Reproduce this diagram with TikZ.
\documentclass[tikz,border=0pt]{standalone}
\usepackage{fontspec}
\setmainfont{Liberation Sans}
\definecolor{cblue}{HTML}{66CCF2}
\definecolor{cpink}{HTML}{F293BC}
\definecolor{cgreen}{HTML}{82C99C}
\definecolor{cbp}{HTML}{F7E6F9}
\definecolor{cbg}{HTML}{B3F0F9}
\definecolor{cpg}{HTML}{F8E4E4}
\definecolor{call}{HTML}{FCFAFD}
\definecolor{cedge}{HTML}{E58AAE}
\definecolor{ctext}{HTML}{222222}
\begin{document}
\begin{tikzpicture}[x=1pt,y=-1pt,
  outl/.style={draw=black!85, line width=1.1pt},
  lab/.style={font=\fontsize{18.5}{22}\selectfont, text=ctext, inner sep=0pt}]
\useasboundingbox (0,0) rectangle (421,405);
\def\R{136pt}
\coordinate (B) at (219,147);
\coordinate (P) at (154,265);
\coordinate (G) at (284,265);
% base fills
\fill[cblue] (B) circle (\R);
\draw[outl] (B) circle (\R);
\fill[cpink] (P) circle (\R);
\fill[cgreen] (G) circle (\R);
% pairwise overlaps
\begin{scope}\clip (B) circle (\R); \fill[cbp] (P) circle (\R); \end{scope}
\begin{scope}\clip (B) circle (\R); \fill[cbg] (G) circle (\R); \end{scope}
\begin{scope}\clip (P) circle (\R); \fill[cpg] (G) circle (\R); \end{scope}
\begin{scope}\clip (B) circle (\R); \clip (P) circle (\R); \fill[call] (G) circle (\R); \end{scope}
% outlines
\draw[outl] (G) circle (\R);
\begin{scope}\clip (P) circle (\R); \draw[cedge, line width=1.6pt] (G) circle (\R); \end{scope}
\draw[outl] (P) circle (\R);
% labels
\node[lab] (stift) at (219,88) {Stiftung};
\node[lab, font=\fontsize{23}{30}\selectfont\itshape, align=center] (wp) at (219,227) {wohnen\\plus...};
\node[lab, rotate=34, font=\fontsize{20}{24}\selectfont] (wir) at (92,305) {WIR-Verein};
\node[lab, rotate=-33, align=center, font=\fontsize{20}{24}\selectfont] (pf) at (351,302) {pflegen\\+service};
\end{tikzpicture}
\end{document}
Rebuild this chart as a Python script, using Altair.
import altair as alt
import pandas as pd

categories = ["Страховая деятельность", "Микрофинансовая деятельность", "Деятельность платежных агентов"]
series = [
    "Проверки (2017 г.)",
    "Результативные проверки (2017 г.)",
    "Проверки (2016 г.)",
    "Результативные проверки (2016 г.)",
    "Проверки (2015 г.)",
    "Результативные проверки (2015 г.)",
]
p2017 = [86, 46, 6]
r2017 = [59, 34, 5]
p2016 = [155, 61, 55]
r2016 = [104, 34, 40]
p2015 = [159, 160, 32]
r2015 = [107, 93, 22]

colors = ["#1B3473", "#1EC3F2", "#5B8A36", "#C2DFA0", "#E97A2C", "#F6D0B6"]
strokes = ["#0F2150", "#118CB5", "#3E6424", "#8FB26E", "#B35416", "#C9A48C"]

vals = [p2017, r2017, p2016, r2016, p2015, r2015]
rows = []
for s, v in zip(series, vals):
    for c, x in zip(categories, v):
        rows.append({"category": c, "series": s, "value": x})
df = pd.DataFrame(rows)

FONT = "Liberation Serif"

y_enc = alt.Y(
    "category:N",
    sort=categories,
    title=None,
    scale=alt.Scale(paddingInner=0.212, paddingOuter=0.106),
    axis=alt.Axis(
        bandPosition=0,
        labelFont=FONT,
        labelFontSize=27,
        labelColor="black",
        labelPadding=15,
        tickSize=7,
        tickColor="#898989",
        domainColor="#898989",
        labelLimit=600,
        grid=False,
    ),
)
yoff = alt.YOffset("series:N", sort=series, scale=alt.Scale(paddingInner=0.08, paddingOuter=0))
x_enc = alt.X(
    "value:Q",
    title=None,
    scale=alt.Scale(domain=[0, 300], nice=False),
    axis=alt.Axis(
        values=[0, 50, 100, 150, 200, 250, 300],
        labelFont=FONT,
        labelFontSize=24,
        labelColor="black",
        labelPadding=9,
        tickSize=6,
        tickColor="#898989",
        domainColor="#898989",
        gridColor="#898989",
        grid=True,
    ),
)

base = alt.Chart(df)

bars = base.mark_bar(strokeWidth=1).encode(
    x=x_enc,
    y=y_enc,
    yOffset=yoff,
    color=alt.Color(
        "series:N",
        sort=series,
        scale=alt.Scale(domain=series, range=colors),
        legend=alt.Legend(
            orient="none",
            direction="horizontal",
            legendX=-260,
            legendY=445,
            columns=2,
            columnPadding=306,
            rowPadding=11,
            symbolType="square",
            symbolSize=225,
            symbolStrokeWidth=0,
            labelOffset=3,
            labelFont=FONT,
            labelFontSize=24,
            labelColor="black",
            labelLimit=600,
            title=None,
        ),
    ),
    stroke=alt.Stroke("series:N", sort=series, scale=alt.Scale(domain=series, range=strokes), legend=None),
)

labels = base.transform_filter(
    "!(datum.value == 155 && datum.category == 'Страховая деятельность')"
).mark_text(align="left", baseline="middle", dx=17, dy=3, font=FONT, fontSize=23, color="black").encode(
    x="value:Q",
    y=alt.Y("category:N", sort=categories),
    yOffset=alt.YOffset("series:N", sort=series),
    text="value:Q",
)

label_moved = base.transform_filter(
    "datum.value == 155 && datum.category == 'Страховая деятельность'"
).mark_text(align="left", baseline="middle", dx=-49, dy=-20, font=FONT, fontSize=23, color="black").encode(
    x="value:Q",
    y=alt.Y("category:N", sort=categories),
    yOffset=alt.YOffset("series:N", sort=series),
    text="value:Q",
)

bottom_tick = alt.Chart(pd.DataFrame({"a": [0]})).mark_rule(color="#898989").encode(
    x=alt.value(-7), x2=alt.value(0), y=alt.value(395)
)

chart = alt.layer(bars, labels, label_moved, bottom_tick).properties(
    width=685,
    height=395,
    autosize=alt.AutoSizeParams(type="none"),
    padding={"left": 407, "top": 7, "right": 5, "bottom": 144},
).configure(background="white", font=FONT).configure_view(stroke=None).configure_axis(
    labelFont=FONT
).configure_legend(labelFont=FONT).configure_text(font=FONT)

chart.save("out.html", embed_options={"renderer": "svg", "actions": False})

━━━━

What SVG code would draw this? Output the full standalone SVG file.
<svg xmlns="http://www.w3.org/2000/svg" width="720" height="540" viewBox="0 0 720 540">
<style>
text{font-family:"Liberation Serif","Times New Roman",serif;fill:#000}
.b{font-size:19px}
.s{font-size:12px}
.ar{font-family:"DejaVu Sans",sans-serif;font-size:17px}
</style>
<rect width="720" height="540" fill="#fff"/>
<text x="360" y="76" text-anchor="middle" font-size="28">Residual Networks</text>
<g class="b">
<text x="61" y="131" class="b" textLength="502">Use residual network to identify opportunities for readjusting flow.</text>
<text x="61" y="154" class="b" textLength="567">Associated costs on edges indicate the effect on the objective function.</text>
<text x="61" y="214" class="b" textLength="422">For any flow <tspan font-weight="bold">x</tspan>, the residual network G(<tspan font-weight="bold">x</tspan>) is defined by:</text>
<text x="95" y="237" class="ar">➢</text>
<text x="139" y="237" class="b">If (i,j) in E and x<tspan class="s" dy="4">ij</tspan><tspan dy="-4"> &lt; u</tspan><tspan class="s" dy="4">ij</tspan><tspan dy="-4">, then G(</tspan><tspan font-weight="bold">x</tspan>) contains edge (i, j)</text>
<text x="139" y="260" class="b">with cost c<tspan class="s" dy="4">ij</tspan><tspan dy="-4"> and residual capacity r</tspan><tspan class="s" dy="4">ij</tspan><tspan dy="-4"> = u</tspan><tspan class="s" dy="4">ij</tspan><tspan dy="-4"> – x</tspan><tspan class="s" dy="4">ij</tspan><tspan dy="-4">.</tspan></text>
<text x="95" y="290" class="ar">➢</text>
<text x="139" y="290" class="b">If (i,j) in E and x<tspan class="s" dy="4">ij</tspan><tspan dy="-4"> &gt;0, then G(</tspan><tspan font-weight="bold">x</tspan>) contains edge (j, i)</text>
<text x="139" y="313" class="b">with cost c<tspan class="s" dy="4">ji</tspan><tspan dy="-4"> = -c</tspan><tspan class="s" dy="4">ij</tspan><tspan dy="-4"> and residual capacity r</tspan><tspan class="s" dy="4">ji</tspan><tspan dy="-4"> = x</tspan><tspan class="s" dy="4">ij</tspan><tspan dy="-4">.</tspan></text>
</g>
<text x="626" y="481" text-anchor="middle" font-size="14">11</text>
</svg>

━━━━

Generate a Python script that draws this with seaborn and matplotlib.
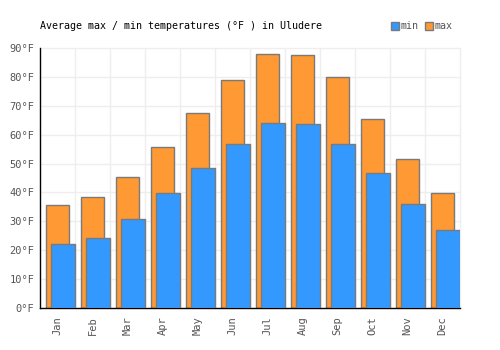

━━━━

• [EXERCISE PROMPT]:
Exactly those lines that run from the line with "Rebuild this chart" through the line with "import pandas as pd" are to be reproduced; both end lines belong to the range.

• [SOLUTION TO THE EXERCISE]:
Rebuild this chart as a Python script, using Altair.
import altair as alt
import pandas as pd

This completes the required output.